Influence of Air Humidity Variation on Strength of Rotary Welded Dowel Joints of Pinewood
Research subject and fields:
A rotary welded joint is a combination of wood in which chemical and physical reactions occur due to friction. During the welding process, heat is generated which softens and melts the wood structure. In this way, interlocked wood fibres in the lignin melt are created within the joint. As the welded joint cools down, it becomes a tight weld. The paper describes the research based on studying the impact of individual factors on the welded joint. Outcome variables are the average ring width, the water content in the wood, and the influence of different humidity levels on the strength of rotary welds. Samples were subjected to the influence of different humidity levels achieved by air conditioning, magnesium chloride and sodium chloride. Absolutely dry samples exhibited the lowest embedded force values (the average embedded force value for heartwood amounted to 1901 N and for sapwood 1920.36 N), while the air conditioned samples (the average embedded force value amounted to 2649.06 N; for sapwood 2679.6 N and for heartwood 2619.6 N).
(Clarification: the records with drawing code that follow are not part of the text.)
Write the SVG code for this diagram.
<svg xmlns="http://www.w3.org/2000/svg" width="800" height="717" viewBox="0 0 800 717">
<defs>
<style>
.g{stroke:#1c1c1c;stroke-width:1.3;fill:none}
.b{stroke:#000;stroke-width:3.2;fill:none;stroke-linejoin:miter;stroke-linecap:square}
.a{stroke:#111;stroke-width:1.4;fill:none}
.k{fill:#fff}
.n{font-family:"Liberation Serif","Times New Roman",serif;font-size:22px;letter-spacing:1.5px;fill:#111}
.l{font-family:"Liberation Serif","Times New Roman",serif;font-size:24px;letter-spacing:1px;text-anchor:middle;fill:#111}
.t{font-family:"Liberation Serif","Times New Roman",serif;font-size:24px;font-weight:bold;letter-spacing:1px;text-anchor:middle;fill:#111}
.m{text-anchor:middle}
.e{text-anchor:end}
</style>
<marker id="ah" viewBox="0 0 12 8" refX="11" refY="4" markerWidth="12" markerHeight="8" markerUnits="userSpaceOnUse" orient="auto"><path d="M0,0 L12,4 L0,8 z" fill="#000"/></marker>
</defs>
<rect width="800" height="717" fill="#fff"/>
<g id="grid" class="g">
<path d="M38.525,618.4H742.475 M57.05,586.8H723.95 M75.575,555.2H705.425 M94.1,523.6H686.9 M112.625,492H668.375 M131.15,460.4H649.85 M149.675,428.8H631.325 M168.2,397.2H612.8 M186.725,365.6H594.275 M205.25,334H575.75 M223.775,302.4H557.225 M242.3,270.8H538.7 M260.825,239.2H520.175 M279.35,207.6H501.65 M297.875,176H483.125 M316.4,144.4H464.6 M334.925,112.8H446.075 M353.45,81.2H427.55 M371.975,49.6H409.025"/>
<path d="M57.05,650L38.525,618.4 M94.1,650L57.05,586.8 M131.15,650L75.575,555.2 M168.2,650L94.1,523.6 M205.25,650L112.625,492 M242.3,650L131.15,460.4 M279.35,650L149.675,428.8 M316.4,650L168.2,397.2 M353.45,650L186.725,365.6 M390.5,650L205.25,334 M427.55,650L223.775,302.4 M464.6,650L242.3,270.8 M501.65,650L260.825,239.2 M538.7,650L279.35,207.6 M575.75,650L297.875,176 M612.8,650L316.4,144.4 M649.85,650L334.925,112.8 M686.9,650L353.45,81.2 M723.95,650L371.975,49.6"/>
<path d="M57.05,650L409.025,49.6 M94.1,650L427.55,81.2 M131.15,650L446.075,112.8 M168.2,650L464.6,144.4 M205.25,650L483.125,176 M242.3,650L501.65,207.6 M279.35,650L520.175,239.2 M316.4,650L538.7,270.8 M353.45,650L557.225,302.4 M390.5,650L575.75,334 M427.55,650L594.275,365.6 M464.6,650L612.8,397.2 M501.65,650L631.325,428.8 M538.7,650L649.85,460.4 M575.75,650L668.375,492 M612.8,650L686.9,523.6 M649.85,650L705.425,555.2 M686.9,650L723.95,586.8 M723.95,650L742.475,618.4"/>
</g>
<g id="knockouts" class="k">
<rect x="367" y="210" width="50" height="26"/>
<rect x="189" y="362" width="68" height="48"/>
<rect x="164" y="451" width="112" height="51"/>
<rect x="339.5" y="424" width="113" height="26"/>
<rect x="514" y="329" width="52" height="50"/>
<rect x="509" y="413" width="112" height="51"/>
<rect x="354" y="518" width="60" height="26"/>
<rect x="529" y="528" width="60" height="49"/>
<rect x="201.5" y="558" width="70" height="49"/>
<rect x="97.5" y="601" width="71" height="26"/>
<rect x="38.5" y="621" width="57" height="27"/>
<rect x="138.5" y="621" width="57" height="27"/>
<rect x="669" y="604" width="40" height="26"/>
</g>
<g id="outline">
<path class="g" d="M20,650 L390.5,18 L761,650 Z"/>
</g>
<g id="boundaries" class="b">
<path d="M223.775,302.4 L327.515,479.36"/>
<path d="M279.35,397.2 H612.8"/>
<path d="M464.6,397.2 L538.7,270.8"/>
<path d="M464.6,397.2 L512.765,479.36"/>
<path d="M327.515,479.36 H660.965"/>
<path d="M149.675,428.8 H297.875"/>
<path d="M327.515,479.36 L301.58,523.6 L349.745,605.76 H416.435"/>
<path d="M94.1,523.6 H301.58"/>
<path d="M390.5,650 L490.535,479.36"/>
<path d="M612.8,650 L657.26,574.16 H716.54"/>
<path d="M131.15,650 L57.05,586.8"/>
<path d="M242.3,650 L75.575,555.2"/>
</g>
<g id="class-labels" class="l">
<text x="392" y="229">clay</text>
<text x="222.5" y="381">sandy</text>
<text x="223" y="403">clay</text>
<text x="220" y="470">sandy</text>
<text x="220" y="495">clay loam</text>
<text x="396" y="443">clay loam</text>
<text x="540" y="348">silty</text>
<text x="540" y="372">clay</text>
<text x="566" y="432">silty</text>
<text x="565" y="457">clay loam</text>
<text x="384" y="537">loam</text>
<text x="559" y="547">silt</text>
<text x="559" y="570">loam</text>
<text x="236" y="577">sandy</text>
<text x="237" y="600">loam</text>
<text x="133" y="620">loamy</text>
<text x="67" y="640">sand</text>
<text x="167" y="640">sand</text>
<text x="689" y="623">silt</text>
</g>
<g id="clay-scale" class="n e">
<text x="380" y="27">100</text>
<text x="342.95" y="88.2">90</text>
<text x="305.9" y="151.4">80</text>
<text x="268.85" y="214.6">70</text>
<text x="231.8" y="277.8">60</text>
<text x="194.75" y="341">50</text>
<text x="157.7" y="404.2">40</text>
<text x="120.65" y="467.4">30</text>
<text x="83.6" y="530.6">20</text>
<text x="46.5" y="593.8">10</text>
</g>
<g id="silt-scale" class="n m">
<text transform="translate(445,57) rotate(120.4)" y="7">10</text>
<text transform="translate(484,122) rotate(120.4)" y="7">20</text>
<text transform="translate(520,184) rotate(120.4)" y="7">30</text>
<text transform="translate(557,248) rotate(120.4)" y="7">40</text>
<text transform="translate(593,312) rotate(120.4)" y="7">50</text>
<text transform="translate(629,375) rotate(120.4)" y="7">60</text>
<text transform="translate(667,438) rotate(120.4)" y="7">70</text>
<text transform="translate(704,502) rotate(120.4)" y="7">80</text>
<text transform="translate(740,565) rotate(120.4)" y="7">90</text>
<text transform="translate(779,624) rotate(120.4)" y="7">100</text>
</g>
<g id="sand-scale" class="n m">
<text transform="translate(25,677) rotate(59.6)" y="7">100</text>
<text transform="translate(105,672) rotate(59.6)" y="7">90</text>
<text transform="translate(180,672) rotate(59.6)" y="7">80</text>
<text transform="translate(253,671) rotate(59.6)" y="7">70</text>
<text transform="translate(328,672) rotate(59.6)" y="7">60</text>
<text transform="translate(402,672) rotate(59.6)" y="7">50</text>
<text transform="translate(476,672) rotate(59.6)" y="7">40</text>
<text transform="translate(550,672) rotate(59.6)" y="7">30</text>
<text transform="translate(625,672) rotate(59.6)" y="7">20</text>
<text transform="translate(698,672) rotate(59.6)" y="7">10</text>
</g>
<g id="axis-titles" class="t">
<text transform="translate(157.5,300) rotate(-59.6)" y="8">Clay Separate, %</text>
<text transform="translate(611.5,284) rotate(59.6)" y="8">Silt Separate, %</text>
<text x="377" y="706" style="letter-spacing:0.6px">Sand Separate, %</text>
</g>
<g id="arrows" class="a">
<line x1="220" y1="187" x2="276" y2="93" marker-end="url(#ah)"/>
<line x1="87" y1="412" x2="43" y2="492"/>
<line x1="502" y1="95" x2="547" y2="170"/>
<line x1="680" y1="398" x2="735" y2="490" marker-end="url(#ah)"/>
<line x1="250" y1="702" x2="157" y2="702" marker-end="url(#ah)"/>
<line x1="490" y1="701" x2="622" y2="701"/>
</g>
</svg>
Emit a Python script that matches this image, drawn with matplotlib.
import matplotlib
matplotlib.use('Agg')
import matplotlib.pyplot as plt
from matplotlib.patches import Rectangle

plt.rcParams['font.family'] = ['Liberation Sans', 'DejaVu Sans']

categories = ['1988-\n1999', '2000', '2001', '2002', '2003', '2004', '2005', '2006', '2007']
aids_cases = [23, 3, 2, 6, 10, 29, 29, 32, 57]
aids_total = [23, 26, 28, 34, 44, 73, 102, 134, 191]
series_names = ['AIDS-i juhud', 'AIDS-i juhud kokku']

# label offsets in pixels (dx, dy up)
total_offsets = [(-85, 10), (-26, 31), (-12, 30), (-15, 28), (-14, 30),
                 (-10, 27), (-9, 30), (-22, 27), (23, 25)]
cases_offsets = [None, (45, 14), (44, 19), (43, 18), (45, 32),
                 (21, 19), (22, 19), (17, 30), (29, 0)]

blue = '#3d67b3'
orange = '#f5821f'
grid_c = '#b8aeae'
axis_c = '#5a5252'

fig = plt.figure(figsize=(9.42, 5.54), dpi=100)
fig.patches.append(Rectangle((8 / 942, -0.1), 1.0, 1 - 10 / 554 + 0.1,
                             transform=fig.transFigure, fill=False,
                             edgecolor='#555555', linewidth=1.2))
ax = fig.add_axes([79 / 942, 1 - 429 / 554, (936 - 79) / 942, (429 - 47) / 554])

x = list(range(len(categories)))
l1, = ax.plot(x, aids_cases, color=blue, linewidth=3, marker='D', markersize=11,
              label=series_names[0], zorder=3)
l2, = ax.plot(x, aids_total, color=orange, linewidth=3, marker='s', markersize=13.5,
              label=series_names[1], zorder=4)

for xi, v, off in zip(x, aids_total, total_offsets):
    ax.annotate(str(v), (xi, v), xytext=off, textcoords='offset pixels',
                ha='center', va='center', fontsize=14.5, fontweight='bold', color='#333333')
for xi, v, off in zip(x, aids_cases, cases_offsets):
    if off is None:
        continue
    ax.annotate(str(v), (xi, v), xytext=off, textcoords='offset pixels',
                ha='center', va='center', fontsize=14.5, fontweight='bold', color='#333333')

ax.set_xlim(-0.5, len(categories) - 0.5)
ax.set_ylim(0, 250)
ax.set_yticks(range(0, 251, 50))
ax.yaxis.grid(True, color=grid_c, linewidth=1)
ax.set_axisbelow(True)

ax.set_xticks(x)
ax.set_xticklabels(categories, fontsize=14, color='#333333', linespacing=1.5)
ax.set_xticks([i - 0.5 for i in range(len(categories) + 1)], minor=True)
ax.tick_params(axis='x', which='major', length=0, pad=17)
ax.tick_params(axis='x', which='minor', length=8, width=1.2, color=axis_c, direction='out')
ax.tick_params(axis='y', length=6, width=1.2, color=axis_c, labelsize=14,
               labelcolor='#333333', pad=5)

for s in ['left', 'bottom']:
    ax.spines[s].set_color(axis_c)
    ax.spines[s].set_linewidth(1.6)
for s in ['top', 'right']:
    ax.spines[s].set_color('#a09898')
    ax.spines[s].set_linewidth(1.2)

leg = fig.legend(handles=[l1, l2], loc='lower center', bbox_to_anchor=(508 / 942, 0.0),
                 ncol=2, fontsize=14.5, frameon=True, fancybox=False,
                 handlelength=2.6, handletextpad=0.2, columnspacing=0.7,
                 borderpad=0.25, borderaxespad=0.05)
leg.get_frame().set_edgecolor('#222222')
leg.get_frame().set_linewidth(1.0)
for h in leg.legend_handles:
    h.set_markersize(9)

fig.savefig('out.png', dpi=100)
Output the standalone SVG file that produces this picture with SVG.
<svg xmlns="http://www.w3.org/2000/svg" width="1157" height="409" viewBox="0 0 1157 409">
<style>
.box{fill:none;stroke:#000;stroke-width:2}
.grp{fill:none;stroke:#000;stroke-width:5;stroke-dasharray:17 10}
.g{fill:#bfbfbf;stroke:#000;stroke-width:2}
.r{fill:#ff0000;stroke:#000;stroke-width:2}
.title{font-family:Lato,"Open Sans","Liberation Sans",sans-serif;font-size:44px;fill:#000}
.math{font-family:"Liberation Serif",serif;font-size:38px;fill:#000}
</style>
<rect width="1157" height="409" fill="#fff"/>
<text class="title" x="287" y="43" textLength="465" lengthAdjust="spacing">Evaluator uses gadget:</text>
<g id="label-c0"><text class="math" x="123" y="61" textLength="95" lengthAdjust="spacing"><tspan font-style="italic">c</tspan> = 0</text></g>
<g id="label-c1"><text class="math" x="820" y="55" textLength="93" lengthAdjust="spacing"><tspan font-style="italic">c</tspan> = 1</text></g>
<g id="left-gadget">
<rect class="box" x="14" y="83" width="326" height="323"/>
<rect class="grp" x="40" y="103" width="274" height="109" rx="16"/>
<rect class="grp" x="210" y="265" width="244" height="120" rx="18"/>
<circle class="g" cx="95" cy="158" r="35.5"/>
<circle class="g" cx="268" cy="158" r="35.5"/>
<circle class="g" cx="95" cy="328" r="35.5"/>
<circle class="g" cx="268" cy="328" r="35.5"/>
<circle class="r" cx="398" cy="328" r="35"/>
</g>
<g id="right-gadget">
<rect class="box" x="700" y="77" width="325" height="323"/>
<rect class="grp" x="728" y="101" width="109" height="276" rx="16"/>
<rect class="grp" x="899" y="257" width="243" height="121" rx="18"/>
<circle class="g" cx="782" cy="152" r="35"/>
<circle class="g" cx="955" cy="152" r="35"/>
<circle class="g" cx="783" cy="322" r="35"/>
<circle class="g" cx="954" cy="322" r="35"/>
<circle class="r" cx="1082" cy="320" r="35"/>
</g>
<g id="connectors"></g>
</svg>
The samples exposed to sodium chloride (the average embedded force value amounted to 2907.7 N; for sapwood 2766.07 N and for heartwood 3049.33 N) exhibited the highest embedded force values. This paper presents a descriptive statistical analysis of the strength of rotary welded dowels in the pine base. The aim of the study was to research the influence of different air humidity levels on the embedded force of Scots pine rotary welds. As the air relative humidity and temperature change during the daily application of the product (which affects the moisture content in the wood), the knowledge on the influence that humidity and water content in the wood exert on the welded joint strength turns out to be of great importance for its use.